No desenvolver de nossas ações procuramos não trabalhar os conteúdos de forma linear, embora isso nem sempre é uma tarefa fácil para os docentes, conforme a fala da D1, que parece sentir necessidade de seguir uma sequência de conteúdos. Destaca-se, também, que a D1 se mostrou disposta a fazer a articulação das pesquisas com os conteúdos da disciplina, produzindo seu próprio material de aula e contribuindo com o trabalho interdisciplinar.

A partir dessas discussões continuamos a organização do ensino, envolvendo algumas das ações com a produção de pães, que permitiu o aprofundamento dos conceitos estudados nas disciplinas, relacionando-os a um tipo de alimento do cotidiano dos discentes.
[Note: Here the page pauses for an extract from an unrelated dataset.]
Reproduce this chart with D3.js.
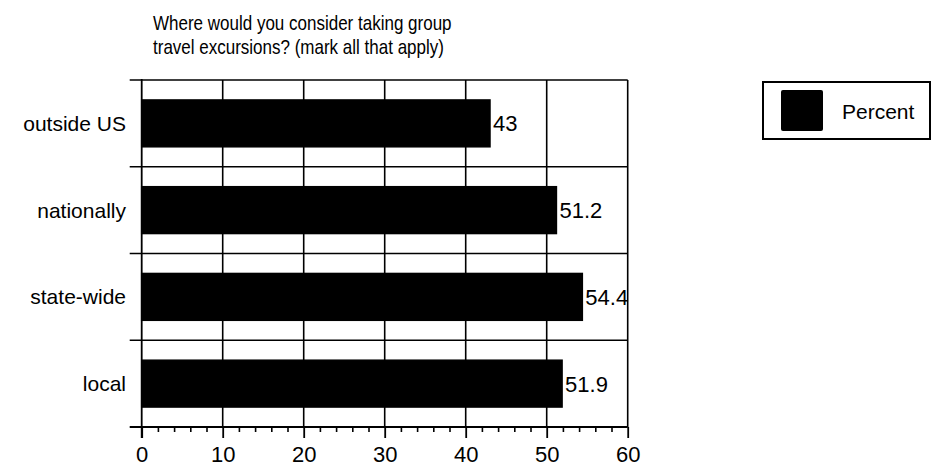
<!DOCTYPE html>
<html>
<head>
<meta charset="utf-8">
<script src="https://cdn.jsdelivr.net/npm/d3@7"></script>
<style>
  html, body { margin: 0; padding: 0; background: #fff; }
  svg { display: block; }
  text { font-family: "Liberation Sans", Arial, sans-serif; fill: #000; }
</style>
</head>
<body>
<svg id="chart" width="931" height="466"></svg>
<script>
// Survey answers, top row first
const categories = ["outside US", "nationally", "state-wide", "local"];
const percentValues = [43, 51.2, 54.4, 51.9];
const xTicks = [0, 10, 20, 30, 40, 50, 60];
const titleLines = ["Where would you consider taking group", "travel excursions? (mark all that apply)"];
const seriesName = "Percent";

const svg = d3.select("#chart");

const plot = { left: 141.7, right: 627.7, top: 80, bottom: 427 };

const x = d3.scaleLinear().domain([0, 60]).range([plot.left, plot.right]);
const y = d3.scaleBand()
  .domain(categories)
  .range([plot.top, plot.bottom])
  .paddingInner(0.46)
  .paddingOuter(0.23);

// Title, horizontally condensed
svg.append("g")
  .attr("transform", "translate(153,0) scale(0.81,1)")
  .selectAll("text")
  .data(titleLines)
  .join("text")
  .attr("x", 0)
  .attr("y", (d, i) => 30 + i * 24)
  .attr("font-size", 21)
  .text(d => d);

const grid = svg.append("g").attr("stroke", "#000").attr("stroke-width", 1.6);

// Vertical gridlines
grid.selectAll("line.v")
  .data(xTicks.filter(t => t > 0 && t < 60))
  .join("line")
  .attr("class", "v")
  .attr("x1", d => x(d)).attr("x2", d => x(d))
  .attr("y1", plot.top).attr("y2", plot.bottom);

// Horizontal separators between categories (extend left as ticks)
const step = y.step();
const boundaries = d3.range(categories.length).map(i => plot.top + i * step);
grid.selectAll("line.h")
  .data(boundaries)
  .join("line")
  .attr("class", "h")
  .attr("x1", plot.left - 12).attr("x2", plot.right)
  .attr("y1", d => d).attr("y2", d => d);

// Right frame edge
grid.append("line")
  .attr("x1", plot.right).attr("x2", plot.right)
  .attr("y1", plot.top).attr("y2", plot.bottom);

// Bars
svg.append("g")
  .selectAll("rect")
  .data(categories)
  .join("rect")
  .attr("x", x(0))
  .attr("y", d => y(d))
  .attr("width", (d, i) => x(percentValues[i]) - x(0))
  .attr("height", y.bandwidth())
  .attr("fill", "#000")
  .attr("stroke", "#000")
  .attr("stroke-width", 1.5);

// Value labels
svg.append("g")
  .selectAll("text")
  .data(categories)
  .join("text")
  .attr("x", (d, i) => x(percentValues[i]) + 3)
  .attr("y", d => y(d) + y.bandwidth() / 2)
  .attr("dy", "0.36em")
  .attr("font-size", 22)
  .text((d, i) => String(percentValues[i]));

// Category labels
svg.append("g")
  .selectAll("text")
  .data(categories)
  .join("text")
  .attr("x", 126)
  .attr("y", d => y(d) + y.bandwidth() / 2)
  .attr("dy", "0.36em")
  .attr("text-anchor", "end")
  .attr("font-size", 21)
  .text(d => d);

// Bottom axis: minor ticks every 2, major ticks every 10
const minorAxis = d3.axisBottom(x)
  .tickValues(d3.range(0, 61, 2).filter(v => v % 10 !== 0))
  .tickSize(5)
  .tickFormat("");
const gMinor = svg.append("g")
  .attr("transform", `translate(0,${plot.bottom})`)
  .call(minorAxis);
gMinor.select(".domain").remove();
gMinor.selectAll("line").attr("stroke", "#000").attr("stroke-width", 1.6);

const majorAxis = d3.axisBottom(x)
  .tickValues(xTicks)
  .tickSize(11)
  .tickSizeOuter(0)
  .tickPadding(8)
  .tickFormat(d3.format("d"));
const gMajor = svg.append("g")
  .attr("transform", `translate(0,${plot.bottom})`)
  .call(majorAxis);
gMajor.select(".domain").remove();
gMajor.selectAll("line").attr("stroke", "#000").attr("stroke-width", 1.8);
gMajor.selectAll("text")
  .attr("font-size", 22)
  .attr("font-family", "Liberation Sans, Arial, sans-serif")
  .attr("fill", "#000");

// Axis lines
svg.append("line")
  .attr("x1", plot.left - 12).attr("x2", plot.right)
  .attr("y1", plot.bottom).attr("y2", plot.bottom)
  .attr("stroke", "#000").attr("stroke-width", 1.8);
svg.append("line")
  .attr("x1", plot.left).attr("x2", plot.left)
  .attr("y1", plot.top - 1).attr("y2", plot.bottom + 11)
  .attr("stroke", "#000").attr("stroke-width", 1.8);

// Legend
const legend = svg.append("g");
legend.append("rect")
  .attr("x", 763).attr("y", 82)
  .attr("width", 167).attr("height", 57)
  .attr("fill", "#fff").attr("stroke", "#000").attr("stroke-width", 2);
legend.append("rect")
  .attr("x", 781).attr("y", 90)
  .attr("width", 42).attr("height", 41)
  .attr("rx", 2)
  .attr("fill", "#000");
legend.append("text")
  .attr("x", 842).attr("y", 111)
  .attr("dy", "0.36em")
  .attr("font-size", 21)
  .text(seriesName);
</script>
</body>
</html>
Para introduzir a produção de pães com os estudantes, foi lhes proposto que desenvolvessem cálculos usados na confecção de pães a partir de uma receita, possibilitando o estudo de conteúdos, conforme o Texto A, produzido pela D1, sobre a reflexão do processo formativo:

Texto A: Inicialmente partimos do estudo de uma receita correta para a produção de pães. Em sala de aula foi dado noções sobre o cálculo estequiométrico ao interpretarmos uma receita correta para a produção de um pão, em que os/as estudantes calcularam as quantidades corretas dos ingredientes necessários para produzir um pão que tenha o tamanho escolhido por cada grupo nas aulas do componente curricular de química. Dividimos a turma em dois grupos e cada grupo ficou responsável por trazer os ingredientes e suas quantidades já calculadas no dia das atividades práticas. O objetivo de trabalhar a receita é mostrar que o cálculo estequiométrico não é algo tão distante do cotidiano deles e que usa basicamente regras de três para calcular as quantidades corretas dos ingredientes; quando se quer aumentar as quantidades em uma receita aumentam-se proporcionalmente cada um dos ingredientes que compõem a receita. Da mesma forma procedemos ao interpretar equações químicas corretamente balanceadas para obter as massas possíveis dos produtos de interesse ao problema. (D1).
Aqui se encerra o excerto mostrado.